How to train blackberries
The key to growing cultivated blackberries successfully lies in pruning and training. Most blackberries (except ‘Reuben’) fruit on last year’s canes from late summer onwards. Next year’s canes sprout from the rootstock from midsummer and their vigorous growth can get in the way of picking if the canes are blowing about.
One solution, perhaps the easiest if there’s room, is to train the new canes away from the old canes. The easiest system is to train all the new canes on one side of the supports, say the left, and have the old canes trained on the right side. If space is tighter, you can train the new canes vertically, in the middle of the old canes which are arranged like a fan on either side.
The new canes are gradually gathered together into a tight bundle which is fixed to the frame in the twelve o’clock position. The old canes are cut away after fruiting and the bundle of new canes is left in place over winter. In February the bundle of canes is undone and then spaced out on to a frame, often a wooden T, or fixed to wires with soft tie.
Try to train yours into positions where the branches pick up afternoon sunshine, even if the roots are in shade, and try to get the branches as horizontal as possible. The more level the cane, the more flower is produced because the sap flows more slowly.
Blackberries and wildlife
Blackberry flowers are extremely attractive to bees and butterflies – they do not need a partner close by to set fruit. However, fruit set is heavier if your blackberry is in a sheltered position. Our wild blackberries are a complex group of 350 micro-species and in some areas the bushes yield large fruit. In other places the berries are poor.
Wild blackberries propagate by tip-rooting so if you want a new blackberry, just bury the tip of one branch into the soil and it should root with alarming speed.
It’s a good idea to dig lightly under the canes in winter to uncover any pests lurking in the soil. With luck, the birds will eat any overwintering raspberry beetle larvae, because these also attack blackberries. Then top-dress the area with a general fertilizer like Vitax Q4 in spring.
Best varieties of blackberry plants to grow in the UK
An early-fruiting variety producing large clusters of flavourful, round berries from late July to August. A very vigorous variety – not suitable for a small garden.
This thornless blackberry produces very high yields of top-quality fruit. Berries are large, very firm and glossy black. The most successful commercial variety in Britain.

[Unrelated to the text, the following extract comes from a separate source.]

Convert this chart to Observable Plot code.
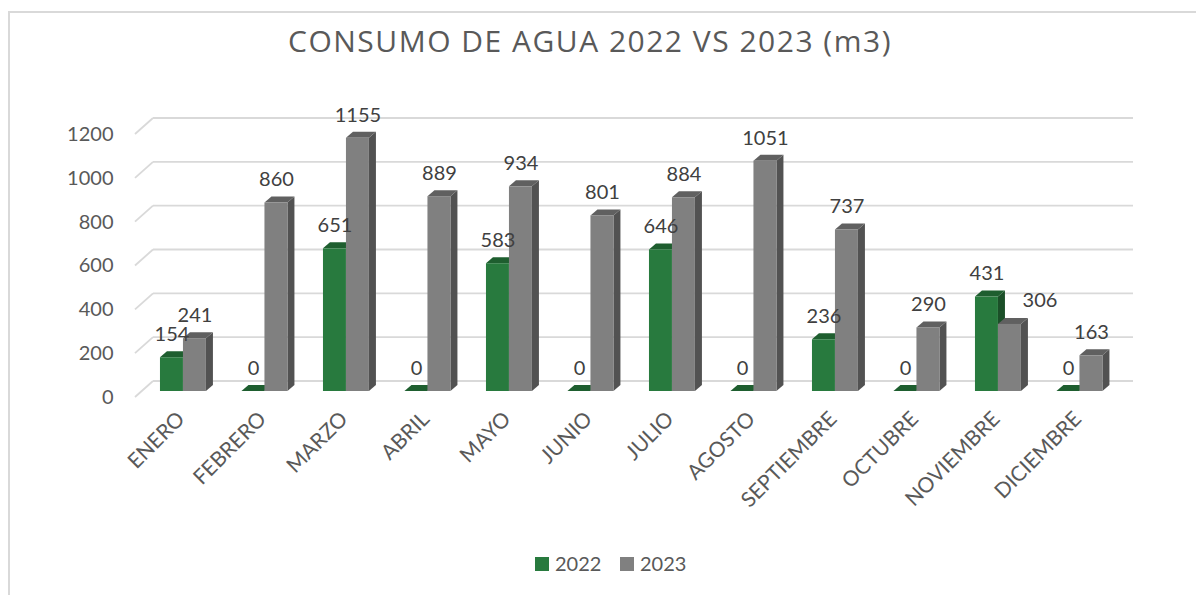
<!DOCTYPE html>
<html>
<head>
<meta charset="utf-8">
<script src="https://cdn.jsdelivr.net/npm/d3@7"></script>
<script src="https://cdn.jsdelivr.net/npm/@observablehq/plot@0.6"></script>
<style>
  body { margin: 0; background: #fff; font-family: Lato, "Open Sans", sans-serif; }
  #frame { position: absolute; left: 8px; top: 11px; width: 1300px; height: 700px;
           border-left: 2px solid #d9d9d9; border-top: 2px solid #d9d9d9; }
  #title { position: absolute; left: 0; width: 1180px; top: 20px; text-align: center;
           font-family: "Open Sans", sans-serif; font-size: 30px; letter-spacing: 1.5px;
           color: #595959; white-space: nowrap; }
  #chart { position: absolute; left: 0; top: 70px; }
  .leg { position: absolute; top: 550px; font-size: 20px; color: #595959; line-height: 26px; }
  .sw { position: absolute; width: 14px; height: 14px; top: 557px; }
</style>
</head>
<body>
<div id="frame"></div>
<div id="title">CONSUMO DE AGUA 2022 VS 2023 (m3)</div>
<div id="chart"></div>
<div class="sw" style="left:535px;background:#287a3e"></div>
<div class="leg" style="left:555px">2022</div>
<div class="sw" style="left:620px;background:#808080"></div>
<div class="leg" style="left:640px">2023</div>
<script>
const months = ["ENERO","FEBRERO","MARZO","ABRIL","MAYO","JUNIO","JULIO","AGOSTO","SEPTIEMBRE","OCTUBRE","NOVIEMBRE","DICIEMBRE"];
const years = ["2022","2023"];
const v2022 = [154,0,651,0,583,0,646,0,236,0,431,0];
const v2023 = [241,860,1155,889,934,801,884,1051,737,290,306,163];
const yTicks = [0,200,400,600,800,1000,1200];

const data = [];
months.forEach((m, i) => {
  data.push({month: m, year: "2022", value: v2022[i], other: v2023[i]});
  data.push({month: m, year: "2023", value: v2023[i], other: v2022[i]});
});

const faces = {
  "2022": {front: "#287a3e", top: "#1e5e2f", side: "#1b4f28"},
  "2023": {front: "#808080", top: "#606060", side: "#525252"}
};
const W = 1196, H = 460;
const mL = 140, mR = 78, mT = 58, mB = 139;
const bw = (W - mL - mR) / months.length;   // band width
const barOff = {"2022": bw * 0.245, "2023": bw * 0.245 + bw * 0.282};
const barW = bw * 0.282;
const depthX = 7, depthY = -6;

function grid(index, scales, values, dim) {
  const y = scales.y;
  const g = d3.create("svg:g").attr("stroke", "#d9d9d9").attr("stroke-width", 1.8).attr("fill", "none");
  const x0 = dim.marginLeft, x1 = dim.width - dim.marginRight;
  for (const t of yTicks) {
    const yy = y(t);
    g.append("line").attr("x1", x0 - 5).attr("y1", yy + 6).attr("x2", x0 + 13).attr("y2", yy - 10);
    g.append("line").attr("x1", x0 + 13).attr("y1", yy - 10).attr("x2", x1 + 15).attr("y2", yy - 10);
  }
  return g.node();
}

function bars3d(index, scales) {
  const x = scales.x, y = scales.y;
  const g = d3.create("svg:g");
  for (const d of data) {
    const a = x(d.month) + barOff[d.year];
    const b = a + barW;
    const yt = y(d.value), yb = y(0);
    const c = faces[d.year];
    g.append("polygon")
      .attr("points", [[b, yb], [b + depthX, yb + depthY], [b + depthX, yt + depthY], [b, yt]].join(" "))
      .attr("fill", c.side);
    g.append("polygon")
      .attr("points", [[a, yt], [a + depthX, yt + depthY], [b + depthX, yt + depthY], [b, yt]].join(" "))
      .attr("fill", c.top);
    g.append("rect").attr("x", a).attr("y", yt).attr("width", b - a).attr("height", Math.max(0, yb - yt))
      .attr("fill", c.front);
  }
  return g.node();
}

const labelDx = y => barOff[y] + barW / 2 - bw / 2;
// Excel nudges a 2023 label to the right when the 2022 bar in front of it is taller
const blocked = d => d.year === "2023" && d.other > d.value;

const chart = Plot.plot({
  width: W, height: H,
  marginLeft: mL, marginRight: mR, marginTop: mT, marginBottom: mB,
  style: {fontFamily: "Lato, 'Open Sans', sans-serif", fontSize: "20px", color: "#595959", background: "transparent"},
  x: {type: "band", domain: months, padding: 0, round: false},
  y: {domain: [0, 1200]},
  marks: [
    grid,
    bars3d,
    Plot.axisY({ticks: yTicks, tickFormat: d => String(d), tickSize: 0, tickPadding: 27, dy: 6, label: null}),
    Plot.axisX({tickRotate: -45, tickSize: 0, tickPadding: 24, fontSize: 21, label: null}),
    ...years.map(yr => Plot.text(data.filter(d => d.year === yr && !blocked(d)), {
      x: "month", y: "value", text: d => String(d.value),
      dx: labelDx(yr), dy: -23, fill: "#404040", fontSize: 20
    })),
    Plot.text(data.filter(blocked), {
      x: "month", y: "value", text: d => String(d.value),
      dx: labelDx("2023") + 30, dy: -24, fill: "#404040", fontSize: 20
    })
  ]
});
document.getElementById("chart").appendChild(chart);
</script>
</body>
</html>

A new, very early variety from New Zealand. This ‘King’ blackberry produces elongated fruit by July and carries on for two months. The fruit is easy to pick. (from Blackmore Nurseries - www.blackmoor.co.uk).
A thornless blackberry with divided leaves that crops in late August or September. Can be safely planted against a wall or fence as it has smooth stems. A lighter cropper so not suitable if you want lots of fruit.

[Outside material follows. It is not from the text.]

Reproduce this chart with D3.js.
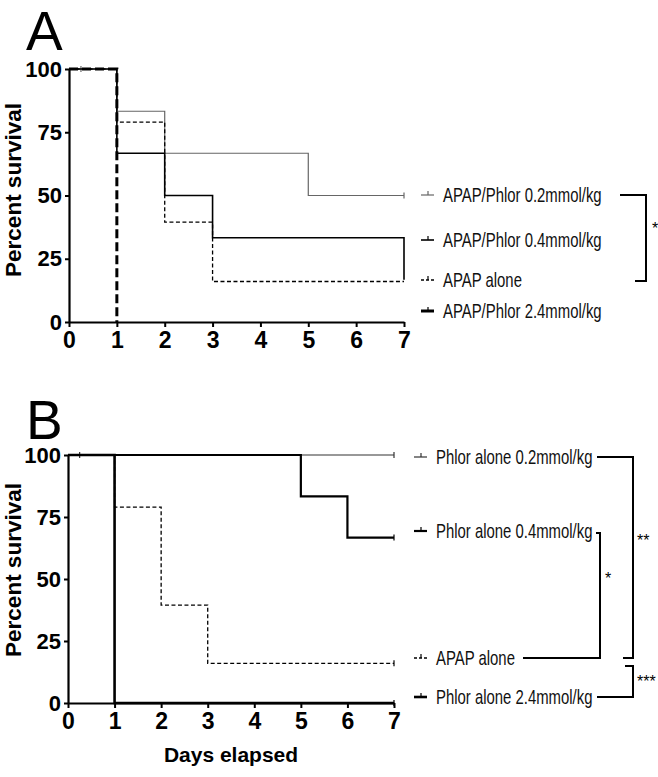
<!DOCTYPE html>
<html><head><meta charset="utf-8">
<script src="https://cdn.jsdelivr.net/npm/d3@7"></script>
<style>body{margin:0;background:#fff}svg{display:block}</style>
</head><body>
<svg id="c" width="658" height="777"></svg>
<script>
// ---------- data ----------
const dayTicks = [0,1,2,3,4,5,6,7];
const survTicks = [0,25,50,75,100];

// Panel A
const daysA02 = [0,1,2,5,7];      const survA02 = [100,83.3,66.7,50,50];
const daysA04 = [0,1,2,3,7];      const survA04 = [100,66.7,50,33.3,16.7];
const daysAAP = [0,1,2,3,7];      const survAAP = [100,79,39.5,16,16];
const daysA24 = [0,1];            const survA24 = [100,0];
const censA02 = [[0.25,100],[7,50]];

// Panel B
const daysB02 = [0,7];            const survB02 = [100,100];
const daysB04 = [0,5,6,7];        const survB04 = [100,83.3,66.7,66.7];
const daysBAP = [0,1,2,3,7];      const survBAP = [100,79,39.5,16,16];
const daysB24 = [0,1,7];          const survB24 = [100,0,0];
const censB02 = [[0.25,100],[7,100]];
const censB04 = [[7,66.7]];
const censBAP = [[7,16]];
const censB24 = [[7,0]];

const legendA = ["APAP/Phlor 0.2mmol/kg","APAP/Phlor 0.4mmol/kg","APAP alone","APAP/Phlor 2.4mmol/kg"];
const legendB = ["Phlor alone 0.2mmol/kg","Phlor alone 0.4mmol/kg","APAP alone","Phlor alone 2.4mmol/kg"];

// ---------- drawing ----------
const svg = d3.select("#c");
const FONT = "Arial, 'Liberation Sans', Helvetica, sans-serif";

function panel(cfg){
  const g = svg.append("g");
  const x = d3.scaleLinear().domain([0,7]).range([cfg.x0,cfg.x1]);
  const y = d3.scaleLinear().domain([0,100]).range([cfg.y0,cfg.y1]);
  const line = d3.line().x(d=>x(d[0])).y(d=>y(d[1])).curve(d3.curveStepAfter);

  cfg.series.forEach(s=>{
    const pts = s.days.map((d,i)=>[d,s.surv[i]]);
    g.append("path").attr("d",line(pts)).attr("fill","none")
      .attr("stroke",s.color||"#000").attr("stroke-width",s.w)
      .attr("stroke-dasharray",s.dash||null);
    (s.cens||[]).forEach(c=>{
      g.append("line").attr("x1",x(c[0])).attr("x2",x(c[0]))
        .attr("y1",y(c[1])-3).attr("y2",y(c[1])+3)
        .attr("stroke",s.color||"#000").attr("stroke-width",1.2);
    });
  });

  const xa = g.append("g").attr("transform",`translate(0,${cfg.y0})`)
    .call(d3.axisBottom(x).tickValues(dayTicks).tickFormat(d3.format("d")).tickSize(5).tickSizeOuter(0).tickPadding(5));
  const ya = g.append("g").attr("transform",`translate(${cfg.x0},0)`)
    .call(d3.axisLeft(y).tickValues(survTicks).tickSize(4).tickSizeOuter(0).tickPadding(3));
  [xa,ya].forEach(a=>{
    a.select(".domain").attr("stroke","#000").attr("stroke-width",2.2);
    a.selectAll(".tick line").attr("stroke","#000").attr("stroke-width",2);
    a.selectAll("text").attr("font-family",FONT).attr("font-weight","bold")
      .attr("font-size",22).attr("fill","#000");
  });
  xa.selectAll("text").attr("font-size",23);

  g.append("text").attr("transform",`translate(21,${cfg.ylabY}) rotate(-90)`)
    .attr("text-anchor","middle").attr("font-family",FONT).attr("font-weight","bold")
    .attr("font-size",22.5).text("Percent survival");

  g.append("text").attr("x",26).attr("y",cfg.letterY).attr("font-family",FONT)
    .attr("font-size",55).text(cfg.letter);

  // legend
  cfg.legend.forEach((t,i)=>{
    const ly = cfg.legY[i], s = cfg.series[i];
    g.append("line").attr("x1",cfg.legX).attr("x2",cfg.legX+13).attr("y1",ly).attr("y2",ly)
      .attr("stroke",s.color||"#000").attr("stroke-width",Math.min(s.w,3))
      .attr("stroke-dasharray",(s.dash && s.w<2)?"3,2":null);
    g.append("line").attr("x1",cfg.legX+7).attr("x2",cfg.legX+7).attr("y1",ly-4).attr("y2",ly)
      .attr("stroke",s.color||"#000").attr("stroke-width",1.2);
    g.append("text").attr("transform",`translate(${cfg.legX+22},${ly+7}) scale(0.745,1)`)
      .attr("font-family",FONT).attr("font-size",20).attr("fill","#111").text(t);
  });
  return g;
}

panel({x0:69,x1:404,y0:322,y1:69,ylabY:190,letter:"A",letterY:50,
  legX:421,legY:[195,240,280,311],legend:legendA,
  series:[
    {days:daysA02,surv:survA02,w:1.2,color:"#666",cens:censA02},
    {days:daysA04,surv:survA04,w:1.6},
    {days:daysAAP,surv:survAAP,w:1.3,dash:"4,2.5"},
    {days:daysA24,surv:survA24,w:3,dash:"9,4"}
  ]});

panel({x0:68,x1:394,y0:703,y1:455,ylabY:570,letter:"B",letterY:439,
  legX:414,legY:[457,531,658,697],legend:legendB,
  series:[
    {days:daysB02,surv:survB02,w:1.2,color:"#333",cens:censB02},
    {days:daysB04,surv:survB04,w:2.2,cens:censB04},
    {days:daysBAP,surv:survBAP,w:1.3,dash:"4,2.5",cens:censBAP},
    {days:daysB24,surv:survB24,w:2.6,cens:censB24}
  ]});

svg.append("text").attr("x",231).attr("y",762).attr("text-anchor","middle")
  .attr("font-family",FONT).attr("font-weight","bold").attr("font-size",21).text("Days elapsed");

// significance brackets
const brackets = [
  {d:"M620,195H646V281H635", star:"*", sx:652, sy:234},
  {d:"M597,457H633V658H623", star:"**", sx:637, sy:546},
  {d:"M523,658H600V533H596", star:"*", sx:605, sy:584},
  {d:"M625,666H633V697H597", star:"***", sx:637, sy:687}
];
brackets.forEach(b=>{
  svg.append("path").attr("d",b.d).attr("fill","none").attr("stroke","#000").attr("stroke-width",2);
  svg.append("text").attr("x",b.sx).attr("y",b.sy).attr("font-family",FONT)
    .attr("font-size",16).text(b.star);
});
</script>
</body></html>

This new primocane blackberry is cut back every year. It produces large, sweet fruit but can be harder to establish than some.
The loganberry, a cross between a raspberry and a blackberry made by Judge Logan in California in the 1880s, needs at least 12 - 15ft (up to 5 m). It bears juicy fruity with a sharp flavour and it’s best to leave the fruit until it’s a dark-red before picking. Loganberries are usually used for jams and summer puddings, but really ripe fruit can also be eaten fresh. The fruit ripens over a long period, between August and September, and the yield is heavy so if you have room they are worthwhile. Most modern loganberries are thornless.
This American berry is widely grown in warmer states like California and you may succeed with it if you have a warm garden. The boysenberry is a cross between a European Raspberry, a Common Blackberry and a Loganberry originally developed by an Californian farmer called William Boysen in the 1920s. The large, shiny fruit is dark maroon but can be watery.
This relatively recent hybrid (between a red raspberry and a blackberry) was developed in Scotland in 1979 on the banks of the River Tay - hence the name. The fruit is large and very sweet. but it does not come cleanly away in the hand when you pick so it has never become a commercial success.
Did you know...?
In medieval England it was widely believed that the devil spat or urinated on all the fruit in the hedgerows on Michaelmas Day, September 29, so country-dwellers eschewed them after that date. Late fruit does tend to ferment, giving them a strange flavour.